Подобного Пушкин ожидал. Да и чем иным мог быть шарик. Вот только форма…
– Но я вам этого не говорил, – быстро добавил Преображенский.
– Подобные пули вам встречались?
– Разумеется, нет.
– Не знаю патрон, к которому может подойти шарик.
Преображенскому явно хотелось что-то сказать, но по врожденной осторожности он не решался. Пушкин понял, что доктору надо помочь.
– Павел Яковлевич, представим, что перед вами ребус-загадка в картинках. Там изображен этот предмет шарообразной формы. Какое слово им можно зашифровать?
Такой подход, почти шутливый, пришелся доктору по душе.
– Для разгадки ребуса я бы вспомнил, что в начале века у барышень была модная игрушка: крохотный пистоль на один выстрел. Заряд пороха располагался, как в старых пушках, в тыльной части. А в ствол забивался похожий шарик. В некоторых образцах шарик выбрасывала пружина, без пороха. Были редкие экземпляры, в которых использовался сжатый воздух. Для серьезного дела пистоль не годился. Но если надо было проучить домогательство, такого шарика хватало. Попадание в икроножную мышцу весьма болезненно. Не говоря уже о паховой области.
– Для разгадки ребусов у вас большие познания в оружии.

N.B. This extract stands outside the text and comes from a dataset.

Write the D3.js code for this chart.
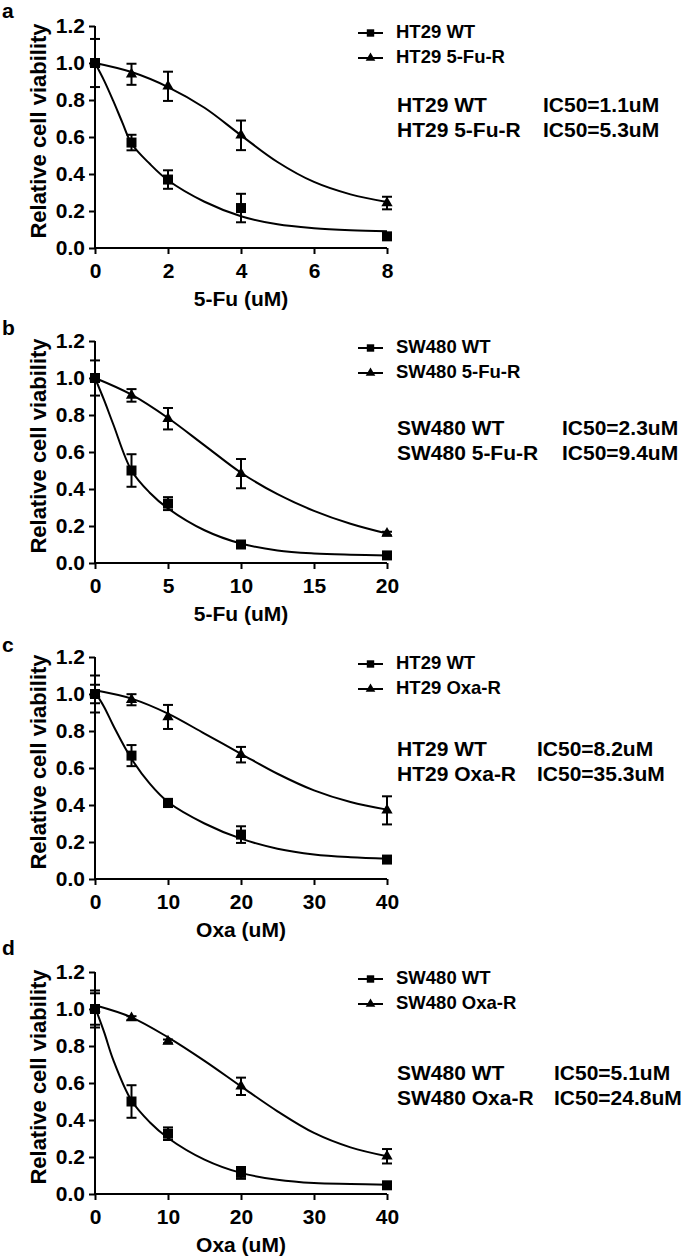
<!DOCTYPE html>
<html>
<head>
<meta charset="utf-8">
<script src="https://cdn.jsdelivr.net/npm/d3@7"></script>
<style>
  body { margin: 0; background: #fff; }
  svg { display: block; font-family: "Liberation Sans", Arial, Helvetica, sans-serif; }
  text { font-weight: bold; fill: #000; }
</style>
</head>
<body>
<script>
// ---- data ----
const panelLetters = ["a", "b", "c", "d"];
const xTitles = ["5-Fu (uM)", "5-Fu (uM)", "Oxa (uM)", "Oxa (uM)"];
const xMax = [8, 20, 40, 40];
const xTicks = [[0, 2, 4, 6, 8], [0, 5, 10, 15, 20], [0, 10, 20, 30, 40], [0, 10, 20, 30, 40]];
const yTicks = [0, 0.2, 0.4, 0.6, 0.8, 1.0, 1.2];

const wtNames = ["HT29 WT", "SW480 WT", "HT29 WT", "SW480 WT"];
const resNames = ["HT29 5-Fu-R", "SW480 5-Fu-R", "HT29 Oxa-R", "SW480 Oxa-R"];
const ic50Wt = ["IC50=1.1uM", "IC50=2.3uM", "IC50=8.2uM", "IC50=5.1uM"];
const ic50Res = ["IC50=5.3uM", "IC50=9.4uM", "IC50=35.3uM", "IC50=24.8uM"];

const doses = [[0, 1, 2, 4, 8], [0, 2.5, 5, 10, 20], [0, 5, 10, 20, 40], [0, 5, 10, 20, 40]];
const wtMean = [
  [1.0, 0.57, 0.37, 0.216, 0.063],
  [1.0, 0.50, 0.321, 0.10, 0.041],
  [1.0, 0.667, 0.411, 0.24, 0.105],
  [1.0, 0.50, 0.326, 0.114, 0.047]
];
const wtErr = [
  [0.13, 0.042, 0.05, 0.077, 0.01],
  [0.095, 0.088, 0.035, 0.015, 0.008],
  [0.1, 0.057, 0.022, 0.045, 0.01],
  [0.1, 0.088, 0.034, 0.032, 0.008]
];
const resMean = [
  [1.0, 0.939, 0.874, 0.609, 0.243],
  [1.0, 0.906, 0.78, 0.483, 0.159],
  [1.0, 0.969, 0.876, 0.672, 0.371],
  [1.0, 0.951, 0.825, 0.582, 0.204]
];
const resErr = [
  [0.02, 0.057, 0.079, 0.08, 0.034],
  [0.02, 0.034, 0.058, 0.079, 0.01],
  [0.05, 0.03, 0.065, 0.042, 0.076],
  [0.085, 0.01, 0.01, 0.047, 0.039]
];

// fitted curves, sampled off the figure
const wtCurveX = [
  [0, 0.25, 0.5, 0.75, 1, 1.5, 2, 3, 4, 5, 6, 7, 8],
  [0, 0.625, 1.25, 2.5, 3.75, 5, 7.5, 10, 12.5, 15, 17.5, 20],
  [0, 1.25, 2.5, 5, 7.5, 10, 15, 20, 25, 30, 35, 40],
  [0, 1.25, 2.5, 5, 7.5, 10, 15, 20, 25, 30, 35, 40]
];
const wtCurveY = [
  [1.0, 0.905, 0.795, 0.678, 0.565, 0.455, 0.366, 0.25, 0.172, 0.128, 0.107, 0.096, 0.09],
  [1.0, 0.88, 0.75, 0.50, 0.38, 0.295, 0.177, 0.105, 0.068, 0.052, 0.045, 0.041],
  [1.01, 0.93, 0.83, 0.65, 0.515, 0.416, 0.30, 0.218, 0.164, 0.133, 0.118, 0.11],
  [1.01, 0.875, 0.725, 0.505, 0.388, 0.303, 0.186, 0.114, 0.077, 0.059, 0.054, 0.05]
];
const resCurveX = [
  [0, 1, 2, 3, 4, 5, 6, 7, 8],
  [0, 2.5, 5, 7.5, 10, 12.5, 15, 17.5, 20],
  [0, 5, 10, 15, 20, 25, 30, 35, 40],
  [0, 5, 10, 15, 20, 25, 30, 35, 40]
];
const resCurveY = [
  [1.0, 0.951, 0.87, 0.758, 0.609, 0.465, 0.357, 0.29, 0.249],
  [1.0, 0.91, 0.784, 0.636, 0.488, 0.372, 0.282, 0.212, 0.159],
  [1.02, 0.975, 0.894, 0.786, 0.677, 0.569, 0.479, 0.416, 0.375],
  [1.02, 0.955, 0.847, 0.72, 0.582, 0.447, 0.33, 0.252, 0.204]
];

// ---- layout ----
const WIDTH = 685, HEIGHT = 1257;
const X0 = 95, X1 = 387, PH = 222;
const yZero = [248, 563, 879, 1194];
const letterY = [18, 335, 652, 955];
const icY = [112, 435, 756, 1080];
const icX = [543, 562, 537, 554];

const svg = d3.select("body").append("svg")
  .attr("width", WIDTH).attr("height", HEIGHT);

const squarePath = d3.symbol().type(d3.symbolSquare).size(100)();
const triPath = d3.symbol().type(d3.symbolTriangle).size(55)();
const legSquare = d3.symbol().type(d3.symbolSquare).size(55)();
const legTri = d3.symbol().type(d3.symbolTriangle).size(40)();

panelLetters.forEach((letter, p) => {
  const x = d3.scaleLinear().domain([0, xMax[p]]).range([X0, X1]);
  const y = d3.scaleLinear().domain([0, 1.2]).range([yZero[p], yZero[p] - PH]);
  const g = svg.append("g");

  g.append("text").attr("x", 2).attr("y", letterY[p])
    .style("font-size", "21px").text(letter);

  // axes
  const ax = g.append("g").attr("transform", `translate(0,${yZero[p]})`)
    .call(d3.axisBottom(x).tickValues(xTicks[p]).tickSize(6).tickSizeOuter(0).tickPadding(9));
  const ay = g.append("g").attr("transform", `translate(${X0},0)`)
    .call(d3.axisLeft(y).tickValues(yTicks).tickFormat(d3.format(".1f")).tickSize(6).tickSizeOuter(0).tickPadding(4));
  [ax, ay].forEach(a => {
    a.selectAll("path,line").attr("stroke", "#000").attr("stroke-width", 2);
    a.selectAll("text").style("font-size", "21px").style("font-family", "Liberation Sans, Arial, sans-serif")
      .style("font-weight", "bold").attr("fill", "#000");
  });
  ay.select(".domain").attr("d", `M0,${y(0)}V${y(1.2)}`);
  ax.select(".domain").attr("d", `M${X0},0H${X1}`);

  g.append("text").attr("x", (X0 + X1) / 2).attr("y", yZero[p] + 58)
    .attr("text-anchor", "middle").style("font-size", "21px").text(xTitles[p]);
  g.append("text")
    .attr("transform", `translate(46,${yZero[p] - 117}) rotate(-90)`)
    .attr("text-anchor", "middle").style("font-size", "22px").text("Relative cell viability");

  // curves
  const line = d3.line().x(d => x(d[0])).y(d => y(d[1])).curve(d3.curveCatmullRom.alpha(0.5));
  [[wtCurveX[p], wtCurveY[p]], [resCurveX[p], resCurveY[p]]].forEach(([cx, cy]) => {
    g.append("path").datum(cx.map((v, i) => [v, cy[i]]))
      .attr("d", line).attr("fill", "none").attr("stroke", "#000").attr("stroke-width", 2);
  });

  // error bars and markers
  const series = [
    { mean: wtMean[p], err: wtErr[p], shape: squarePath },
    { mean: resMean[p], err: resErr[p], shape: triPath }
  ];
  series.forEach(s => {
    const pts = doses[p].map((d, i) => ({ d: d, m: s.mean[i], e: s.err[i] }));
    const eb = g.append("g").attr("stroke", "#000").attr("stroke-width", 2);
    pts.forEach(pt => {
      const cxp = x(pt.d);
      eb.append("line").attr("x1", cxp).attr("x2", cxp).attr("y1", y(pt.m - pt.e)).attr("y2", y(pt.m + pt.e));
      [pt.m - pt.e, pt.m + pt.e].forEach(v => {
        eb.append("line").attr("x1", cxp - 5).attr("x2", cxp + 5).attr("y1", y(v)).attr("y2", y(v));
      });
    });
    g.selectAll(null).data(pts).enter().append("path")
      .attr("d", s.shape).attr("fill", "#000")
      .attr("transform", d => `translate(${x(d.d)},${y(d.m)})`);
  });

  // legend
  const legY = [yZero[p] - 210, yZero[p] - 185];
  [[wtNames[p], legSquare], [resNames[p], legTri]].forEach(([name, shp], i) => {
    const ly = legY[i] - 5;
    g.append("line").attr("x1", 358).attr("x2", 383).attr("y1", ly).attr("y2", ly)
      .attr("stroke", "#000").attr("stroke-width", 2);
    g.append("path").attr("d", shp).attr("fill", "#000").attr("transform", `translate(370.5,${ly})`);
    g.append("text").attr("x", 396).attr("y", legY[i]).style("font-size", "18.5px").text(name);
  });

  // IC50 text
  [[wtNames[p], ic50Wt[p]], [resNames[p], ic50Res[p]]].forEach(([name, ic], i) => {
    g.append("text").attr("x", 397).attr("y", icY[p] + i * 25).style("font-size", "21px").text(name);
    g.append("text").attr("x", icX[p]).attr("y", icY[p] + i * 25).style("font-size", "21px").text(ic);
  });
});
</script>
</body>
</html>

Преображенскому было приятно.
– Почитывал в свое время старые немецкие книги по судебной медицине… Там были описания всяких чудес.
– Описывалось попадание шарика в живот?
– Чрезвычайно неприятно. Непредсказуемые последствия… Но мог спасти, как ни странно, слой жира. Шарик в нем застревал.
– А если приставить дуло к сердцу…
– Смертельно, – прошептал доктор. – Но я вам ничего не говорил.
Пушкин обещал сохранить тайну ребуса. И оставил металлический шарик спать в спичечном коробке до поры. В Арбатском доме он уже никому не мог причинить вреда.
12
Сама невинность, чистая и светлая, оборотилась на строгий окрик.
– А, городовой! Ну наконец-то, – сказала Агата, улыбаясь одной из самых беззащитных улыбок. Из тех, что имелись в арсенале неотразимого оружия. Неотразимого для мужчин, разумеется.
Оборин, чуть было не упустив незваного гостя, то есть гостью, шутить не был намерен. Если бы не дворник, который заметил, как по саду пробирается какая-то девица, так бы и прозевал. Потом от сыска нагоняй схлопотал бы. Так что улыбки городовой не замечал.